A Comparative Review of Embedding based Binary Code Search Techniques



1 Introduction

Figure 1: Embedding based binary code search technique



Recently, the researcher Thomas Dullien from Project Zero, published an interesting article [1]  to find statically-linked vulnerable library functions in executable code. It employs embedding based binary code search technique, which has drawn increasing interests from both industry and academia [1, 3, 4].   More specifically, as illustrated in Figure 1, given a piece of binary code (e.g., a function),  raw feature (CFG, basic block, call graph, etc.) is first extracted. Then machine learning based approach is applied to the raw feature to generate embedding (numerical value). The code similarity between two pieces of code is measured by the distance between two embeddings.  Thus, the embeddings can be fed into different models for malware classification,  vulnerability search, plagiarism detection, etc. The analysis results should be improved compared with using traditional features like opcode sequence, API call, etc. since the embeddings preserve the high-level semantic information.

Although researchers have demonstrated the promising applications of the embedding based code search technique, in the real-world scenarios, there are still many challenges to overcome before industry deploys this technique.

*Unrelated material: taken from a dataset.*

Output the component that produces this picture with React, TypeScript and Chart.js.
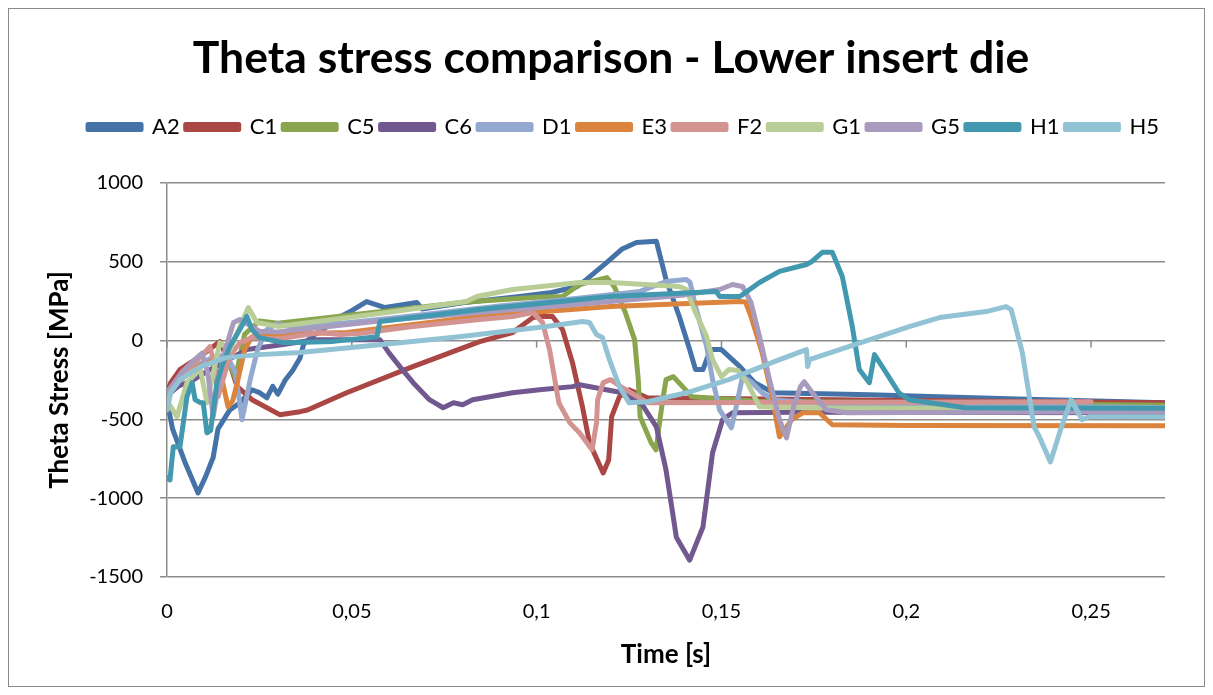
import React, { useEffect, useRef } from "react";
import { Chart, registerables } from "chart.js";

Chart.register(...registerables);

const titleText = "Theta stress comparison - Lower insert die";
const yTitle = "Theta Stress [MPa]";
const xTitle = "Time [s]";

const seriesNames = ["A2", "C1", "C5", "C6", "D1", "E3", "F2", "G1", "G5", "H1", "H5"];
const seriesColors = ["#4572A7", "#AA4643", "#89A54E", "#71588F", "#93A9CF", "#DB843D", "#D39491", "#B9CD96", "#A99BBD", "#4198AF", "#92C3D5"];

const a2X = [0, 0.0015, 0.005, 0.0084, 0.0105, 0.0125, 0.0138, 0.017, 0.0197, 0.023, 0.025, 0.027, 0.0286, 0.03, 0.032, 0.034, 0.036, 0.037, 0.04, 0.044, 0.047, 0.05, 0.054, 0.059, 0.0676, 0.069, 0.08, 0.0954, 0.104, 0.111, 0.1135, 0.119, 0.123, 0.127, 0.1324, 0.135, 0.1386, 0.1414, 0.143, 0.145, 0.147, 0.15, 0.155, 0.159, 0.164, 0.19, 0.23, 0.27];
const a2Y = [-380, -560, -780, -967, -860, -740, -560, -440, -395, -312, -330, -363, -290, -340, -250, -190, -110, -20, 40, 100, 153, 190, 248, 210, 242, 200, 240, 280, 305, 343, 388, 496, 579, 623, 630, 388, 153, -57, -184, -184, -57, -57, -165, -267, -331, -343, -370, -395];

const c1X = [0, 0.001, 0.0035, 0.009, 0.0135, 0.0143, 0.017, 0.019, 0.023, 0.0305, 0.036, 0.038, 0.0486, 0.0665, 0.0846, 0.0935, 0.099, 0.1008, 0.1043, 0.107, 0.1097, 0.1124, 0.1143, 0.118, 0.1195, 0.1203, 0.1224, 0.125, 0.13, 0.2, 0.27];
const c1Y = [-330, -267, -184, -100, -20, -6, -150, -292, -375, -470, -451, -440, -331, -165, -6, 51, 146, 153, 153, 70, -140, -420, -649, -840, -757, -483, -356, -312, -363, -380, -395];

const c5X = [0, 0.003, 0.008, 0.013, 0.0165, 0.0185, 0.021, 0.025, 0.03, 0.045, 0.06, 0.081, 0.1, 0.107, 0.1116, 0.119, 0.121, 0.124, 0.1265, 0.1275, 0.128, 0.131, 0.1323, 0.133, 0.134, 0.135, 0.137, 0.1395, 0.142, 0.16, 0.27];
const c5Y = [-350, -260, -170, -110, -120, -240, 40, 125, 110, 150, 190, 245, 275, 280, 356, 400, 343, 178, 6, -248, -483, -649, -693, -566, -394, -248, -229, -292, -356, -385, -410];

const c6X = [0, 0.003, 0.007, 0.012, 0.0216, 0.03, 0.04, 0.0576, 0.06, 0.063, 0.0666, 0.071, 0.0747, 0.0775, 0.08, 0.0827, 0.0935, 0.1008, 0.1097, 0.1116, 0.1232, 0.1286, 0.1324, 0.135, 0.1378, 0.1414, 0.145, 0.1476, 0.1503, 0.153, 0.17, 0.27];
const c6Y = [-350, -290, -250, -180, -57, -30, 6, 6, -76, -165, -267, -375, -426, -394, -407, -375, -331, -312, -292, -280, -331, -407, -547, -820, -1247, -1393, -1183, -712, -502, -458, -455, -458];

const d1X = [0, 0.004, 0.008, 0.012, 0.016, 0.0185, 0.0203, 0.0225, 0.0245, 0.027, 0.0297, 0.035, 0.06, 0.09, 0.11, 0.128, 0.135, 0.1405, 0.1415, 0.143, 0.146, 0.1476, 0.1495, 0.1527, 0.154, 0.1557, 0.158, 0.161, 0.164, 0.18, 0.27];
const d1Y = [-350, -230, -160, -110, -90, -200, -502, -248, -57, 70, 105, 80, 140, 220, 265, 312, 375, 388, 370, 216, -38, -248, -439, -553, -420, -229, -260, -331, -375, -405, -425];

const e3X = [0, 0.004, 0.008, 0.012, 0.015, 0.0165, 0.0178, 0.019, 0.021, 0.023, 0.03, 0.0486, 0.0846, 0.12, 0.155, 0.1565, 0.158, 0.161, 0.1635, 0.1657, 0.169, 0.172, 0.1765, 0.18, 0.2, 0.27];
const e3Y = [-330, -240, -170, -130, -260, -420, -380, -267, -57, 25, 40, 51, 153, 216, 248, 245, 153, -76, -331, -610, -502, -458, -458, -534, -538, -540];

const f2X = [0, 0.004, 0.008, 0.0116, 0.0128, 0.0138, 0.017, 0.0197, 0.023, 0.03, 0.0413, 0.0468, 0.052, 0.0665, 0.0846, 0.0935, 0.099, 0.1016, 0.1035, 0.106, 0.109, 0.1116, 0.115, 0.1162, 0.1165, 0.118, 0.12, 0.1232, 0.13, 0.25];
const f2Y = [-330, -220, -130, -38, -150, -356, -100, -13, 20, 10, 51, 38, 45, 89, 134, 153, 178, 115, -57, -394, -522, -585, -693, -522, -375, -267, -248, -299, -394, -388];

const g1X = [0, 0.0027, 0.0054, 0.009, 0.0108, 0.0143, 0.017, 0.022, 0.0243, 0.03, 0.06, 0.081, 0.0838, 0.0935, 0.1116, 0.12, 0.1386, 0.1405, 0.143, 0.146, 0.1476, 0.15, 0.152, 0.1545, 0.157, 0.1603, 0.18, 0.27];
const g1Y = [-380, -483, -267, -180, -394, -13, -60, 210, 115, 90, 180, 248, 280, 324, 369, 369, 343, 324, 178, 25, -121, -229, -184, -190, -267, -420, -430, -430];

const g5X = [0, 0.004, 0.008, 0.0095, 0.011, 0.0125, 0.0152, 0.018, 0.0197, 0.025, 0.03, 0.06, 0.09, 0.12, 0.14, 0.1495, 0.153, 0.1557, 0.158, 0.1605, 0.163, 0.1657, 0.1676, 0.1695, 0.1714, 0.1724, 0.1746, 0.1784, 0.184, 0.27];
const g5Y = [-330, -200, -110, -80, -200, -483, -100, 115, 134, 60, 55, 130, 190, 248, 290, 324, 356, 343, 242, 6, -248, -502, -617, -420, -292, -261, -331, -439, -458, -450];

const h1X = [0, 0.0008, 0.0017, 0.0035, 0.0054, 0.0068, 0.0076, 0.009, 0.0098, 0.0108, 0.0118, 0.0135, 0.0152, 0.017, 0.0197, 0.0216, 0.023, 0.025, 0.0314, 0.045, 0.0568, 0.0576, 0.0846, 0.12, 0.1486, 0.1495, 0.155, 0.1603, 0.1657, 0.173, 0.1745, 0.1773, 0.18, 0.1827, 0.1854, 0.1873, 0.19, 0.1914, 0.1935, 0.198, 0.2008, 0.216, 0.27];
const h1Y = [-870, -884, -674, -674, -356, -267, -375, -394, -394, -585, -570, -267, -140, -38, 70, 153, 70, 19, -13, -5, 25, 121, 197, 280, 312, 280, 280, 369, 439, 483, 502, 560, 560, 407, 89, -184, -267, -89, -165, -331, -375, -426, -430];

const h5X = [0, 0.001, 0.0035, 0.009, 0.016, 0.025, 0.036, 0.063, 0.079, 0.1027, 0.1124, 0.1143, 0.1162, 0.1178, 0.1197, 0.1224, 0.125, 0.13, 0.1405, 0.152, 0.1657, 0.173, 0.1733, 0.1738, 0.2008, 0.209, 0.2216, 0.227, 0.2284, 0.2314, 0.2346, 0.236, 0.239, 0.242, 0.2446, 0.2476, 0.2495, 0.27];
const h5Y = [-440, -330, -248, -165, -108, -89, -76, -13, 25, 89, 121, 115, 38, 20, -121, -292, -394, -388, -331, -248, -121, -57, -165, -120, 89, 146, 184, 216, 197, -76, -547, -610, -770, -547, -375, -502, -483, -483];

const seriesX = [a2X, c1X, c5X, c6X, d1X, e3X, f2X, g1X, g5X, h1X, h5X];
const seriesY = [a2Y, c1Y, c5Y, c6Y, d1Y, e3Y, f2Y, g1Y, g5Y, h1Y, h5Y];

const xTicks = [0, 0.05, 0.1, 0.15, 0.2, 0.25];
const yTicks = [-1500, -1000, -500, 0, 500, 1000];

const FONT = "Lato, 'Open Sans', sans-serif";
const GRID = "#8c8c8c";

const zeroTicks = {
  id: "zeroTicks",
  beforeDatasetsDraw(chart: any) {
    const { ctx, scales } = chart;
    const y0 = scales.y.getPixelForValue(0);
    ctx.save();
    ctx.strokeStyle = GRID;
    ctx.lineWidth = 1.5;
    for (const t of xTicks) {
      const px = scales.x.getPixelForValue(t);
      ctx.beginPath();
      ctx.moveTo(px, y0);
      ctx.lineTo(px, y0 + 7);
      ctx.stroke();
    }
    ctx.restore();
  },
};

const chartTitle = {
  id: "chartTitle",
  afterDraw(chart: any) {
    const { ctx } = chart;
    ctx.save();
    ctx.fillStyle = "#000";
    ctx.font = `bold 44.5px ${FONT}`;
    ctx.textAlign = "center";
    ctx.textBaseline = "middle";
    ctx.fillText(titleText, 602, 50);
    ctx.restore();
  },
};

const legendSpace = {
  id: "legendSpace",
  beforeUpdate(chart: any) {
    const lg = chart.legend;
    if (!lg || lg._patchedFit) return;
    const orig = lg.fit;
    lg.fit = function () {
      orig.call(lg);
      lg.height += 35;
    };
    lg._patchedFit = true;
  },
};

export default function App() {
  const ref = useRef<HTMLCanvasElement>(null);
  useEffect(() => {
    if (!ref.current) return;
    const datasets = seriesNames.map((name, i) => ({
      label: name,
      data: seriesX[i].map((x, k) => ({ x, y: seriesY[i][k] })),
      borderColor: seriesColors[i],
      backgroundColor: seriesColors[i],
      borderWidth: 5,
      pointRadius: 0,
      tension: 0,
      borderJoinStyle: "round" as const,
      borderCapStyle: "round" as const,
      order: -i,
    }));
    const chart = new Chart(ref.current, {
      type: "line",
      data: { datasets },
      plugins: [zeroTicks, legendSpace, chartTitle],
      options: {
        animation: false,
        responsive: false,
        devicePixelRatio: 1,
        layout: { padding: { left: 0, right: 39, top: 101, bottom: 0 } },
        plugins: {
          title: { display: false },
          legend: {
            position: "top",
            align: "end",
            labels: {
              color: "#000",
              font: { family: FONT, size: 22 },
              boxWidth: 53,
              boxHeight: 5,
              padding: 6,
              sort: (a: any, b: any) => a.datasetIndex - b.datasetIndex,
            },
          },
          tooltip: { enabled: false },
        },
        scales: {
          x: {
            type: "linear",
            min: 0,
            max: 0.27,
            afterFit: (s: any) => {
              s.height = 109;
            },
            afterBuildTicks: (s: any) => {
              s.ticks = xTicks.map((v) => ({ value: v }));
            },
            grid: { display: false, drawTicks: false },
            border: { display: false },
            ticks: {
              color: "#000",
              font: { family: FONT, size: 20 },
              padding: 23,
              maxRotation: 0,
              autoSkip: false,
              callback: (v: any) => String(Math.round(Number(v) * 100) / 100).replace(".", ","),
            },
            title: {
              display: true,
              text: xTitle,
              color: "#000",
              font: { family: FONT, size: 26, weight: "bold" },
              padding: { top: 0, bottom: 16 },
            },
          },
          y: {
            min: -1500,
            max: 1000,
            afterFit: (s: any) => {
              s.width = 158;
            },
            afterBuildTicks: (s: any) => {
              s.ticks = yTicks.map((v) => ({ value: v }));
            },
            grid: { color: GRID, lineWidth: 1.5, tickLength: 7, drawTicks: true },
            border: { display: true, color: GRID, width: 1.5 },
            ticks: {
              color: "#000",
              font: { family: FONT, size: 20 },
              padding: 17,
              callback: (v: any) => String(v),
            },
            title: {
              display: true,
              text: yTitle,
              color: "#000",
              font: { family: FONT, size: 26, weight: "bold" },
              padding: { top: 35, bottom: 0 },
            },
          },
        },
      },
    });
    return () => chart.destroy();
  }, []);
  return (
    <div style={{ width: 1197, height: 679, border: "1px solid #898989", boxSizing: "border-box" }}>
      <canvas ref={ref} width={1195} height={677} style={{ display: "block" }} />
    </div>
  );
}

For instance,  the same piece of code can be compiled in different compilers, different optimization levels, and even different architectures.  It is not that straightforward to apply embedding-centric binary analysis on practical use.  In this article, we conducted a comparative study on the latest three embedding-based code similarity detection methods (ASM2Vec, Funsimsearch, Gemini).   We would like to measure their training time, evaluation time, and whether they are resilient to different platforms,  optimizations, architecture, and obfuscation.  In the talk, we will show how we design the experiments, and present the evaluation results.  By analyzing those results, we would like to present the insights we learned on how to make the embedding binary analysis practical for industry deployment.